Ne serait-il donc pas plus exact de dire qu’aucun camp ne peut dépraver ceux qui ont en eux un noyau ferme, et non cette idéologie lamentable selon laquelle « l’homme est fait pour le bonheur » et qui s’envole au premier coup de gourdin assené par le répartiteur ?
Se dépravent dans les camps ceux qui, avant les camps, n’étaient nantis d’aucune morale, d’aucune éducation religieuse. (Ce cas est loin d’être théorique, notre demi-siècle de vie soviétique en a produit des millions.)
Se dépravent dans les camps ceux qui se dépravaient déjà alors qu’ils étaient en liberté, ou ceux qui étaient mûrs pour la dépravation. Car on se déprave aussi quand on est libre et pis parfois que dans les camps.
Cet officier d’escorte qui fit attacher Moïsseïevaïté pour qu’on l’insulte n’était-il pas plus dépravé que les forçats qui crachèrent sur elle ?
À propos : dans ces brigades, est-ce que tous ont craché sur elle ? Ou guère plus de deux par brigade ? Sans aucun doute il en fut bien ainsi.
Si un homme ne tarde pas à s’encanailler dans les camps, cela veut dire sans doute que sa nature canaille se révèle à ce moment-là, alors qu’auparavant rien ne l’y forçait.
Qui sait, Varlam Tikhonovitch, l’amitié naît peut-être et dans la misère et dans le malheur, fussent-ils extrêmes, mais non entre des hommes comme nous, secs et mauvais, tels que nous avons été formés par nos décennies ?
Et si la dépravation est à ce point inéluctable, pourquoi donc Olga Lvovna Sliozberg n’a-t-elle pas abandonné son amie qui allait mourir de froid sur une route en pleine forêt, pourquoi est-elle restée, quasi certaine de périr avec elle (or elle l’a sauvée) ? – Ce malheur-là, n’était-il pas extrême ?
Si la dépravation est à ce point inéluctable, d’où peut venir un Vassili Méfodiévitch Iakovenko ? À peine libéré après avoir purgé deux condamnations, il était resté à Vorkouta où il apprenait tout juste à se traîner sans escorte, à bâtir son premier nid. 1949. À Vorkouta, les anciens zeks reprennent le chemin des camps, sont condamnés à de nouvelles peines. Psychose des arrestations ! Chez les libérés, c’est la panique. Comment se maintenir ? passer inaperçus ? Mais voilà qu’on arrête Ia. D. Grodzenski, un ami de Iakovenko au camp de Vorkouta.
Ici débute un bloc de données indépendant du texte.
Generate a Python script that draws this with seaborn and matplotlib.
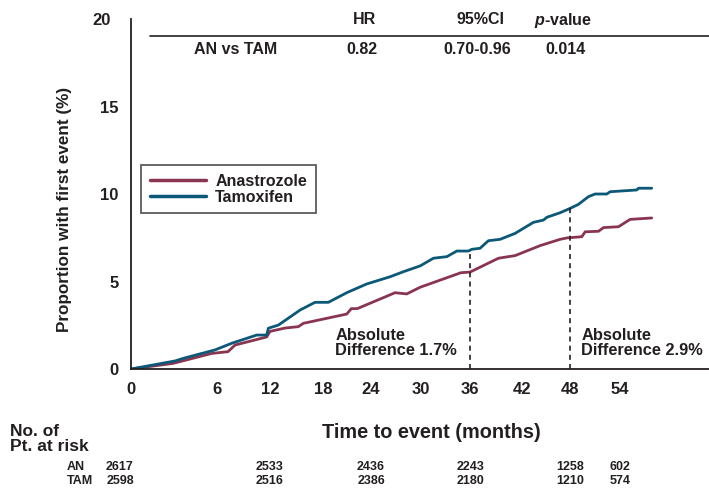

L’instruction le mène au bord de la mort, personne pour lui porter des colis. Intrépide, Iakovenko lui en porte : « Coffrez-moi si vous le voulez, chiens ! »
Pourquoi celui-là ne s’est-il pas dépravé ?
Et tous les survivants ne se souviennent-ils pas d’un tel ou d’un tel qui leur a tendu la main, qui les a sauvés en un moment crucial ?
Oui, les camps avaient pour finalité et terme la dépravation. Cela ne signifie pas qu’ils arrivaient à écraser chacun.
De même que, dans la nature, l’oxydation ne va pas sans la réduction (quand un corps s’oxyde, un autre est réduit), de même, dans les camps (et, partant, dans la vie) dépravation et élévation vont de pair. Côte à côte.